Riding camels in traditional wood and leather saddles is a bizarre and rather uncomfortable experience (especially with the horn of the saddle being a large vertical plank of wood between your legs). Having no stirrups or reins was also strange to me, because I’m used to riding horses and being in full control, rather than being tied together. I got used to it, eventually. My camel Aybaydh, who I nicknamed Tim, was very well-mannered and did not smell - contrary to popular belief. Alcoo was a very friendly and likeable guide. Being the only one in the group who could speak French, I tried to make small-talk and translate for the others as best I could.

Going out into the desert was quite surreal. There was a lot of shrubs and small trees dotting the landscape, with some sand dunes standing above the sparse vegetation. We were told that one would have to ride on their camel for six days before seeing pure desert. To put this into perspective, it also takes 15 days of riding to reach the salt mines at Tadoueni, at the northern tip of Mali.

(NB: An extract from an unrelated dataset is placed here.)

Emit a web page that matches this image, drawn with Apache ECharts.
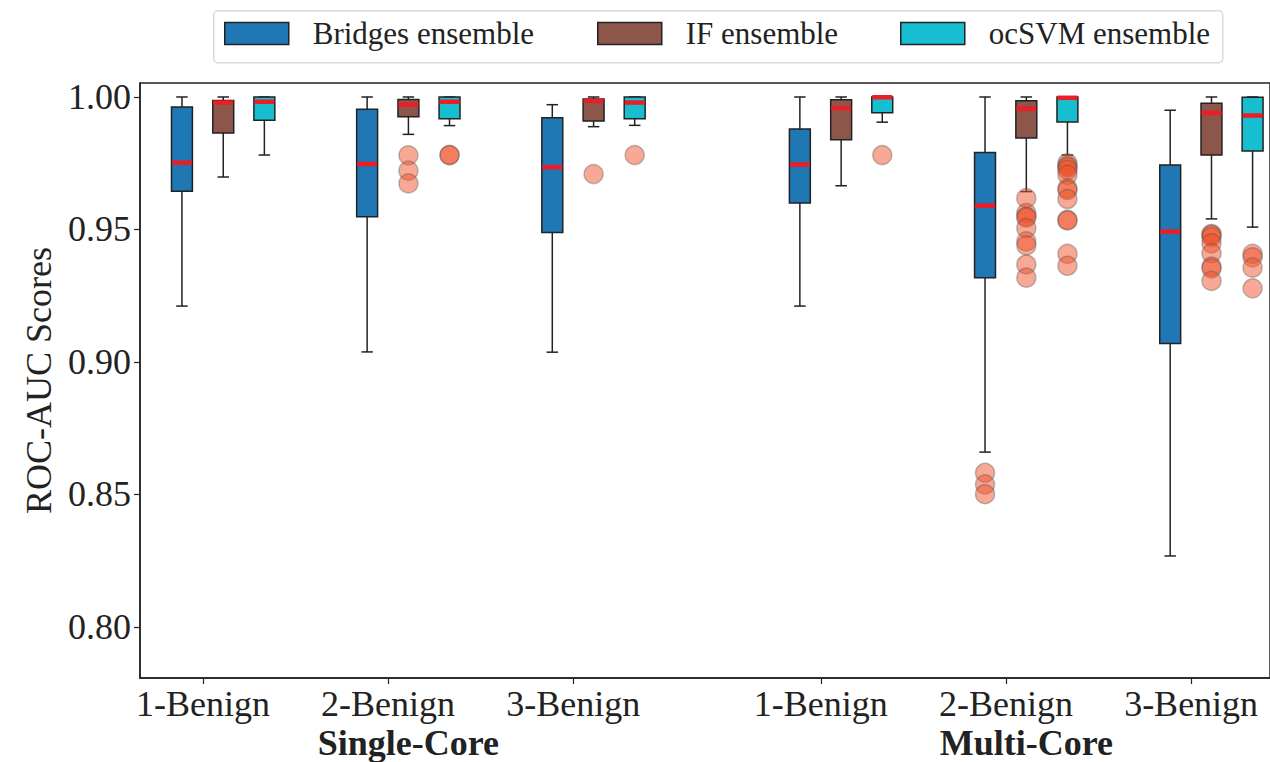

There was also a strange assortment of animals. “Wild” goats, donkeys and cattle walked about freely, munching on what they could. Apparently at night, they instinctively know to go back to the encampments, so they are allowed to roam as they please.

After a while, I noticed that I could no longer see Timbuktu and we appeared to be surrounded by desert – clearly we really were at the end of the world!

Two hours later, we arrived at the “village” (i.e. his tents). My bag was covered in camel hair. To keep a camel from going far, you tie its front legs together, so to move around, it “hops” about. Another strange fact: there is one kind of tree in the desert covered in thorns (I got caught in one) and they love to eat its branches. Wow.

While drinking Taureg tea and biscuits, we met Alcoo’s children and mother as well as the children of his uncle, who was apparently off in a caravan somewhere at the time. They were very adorable and well-behaved. Lunch was rice and goat. (Hey, at least it wasn’t fish)

We spent a few hours roaming around the desert, climbing the dunes and watching the donkeys play. It was so different to be there. I felt almost as if I was walking on the moon. At sunset I went out very far in search of a nearby village, but when darkness set in, I decided to return. Perhaps the end of the world was enough for tonight.

We set up our beds near the clam-shaped tents and drank more tea. Alcoo offered Jan Il one of his hand-dyed indigo turban cloths and we spent the evening slowly haggling in between dinner (more rice and goat), friendly conversation and more tea. We talked about the Taureg people, a historically marginalized nation, their lifestyle, the caravans that go to Mauritania and the impact of tourism on their lives. We sat and drank tea by candlelight under the stars and a crescent moon. So this is the desert life!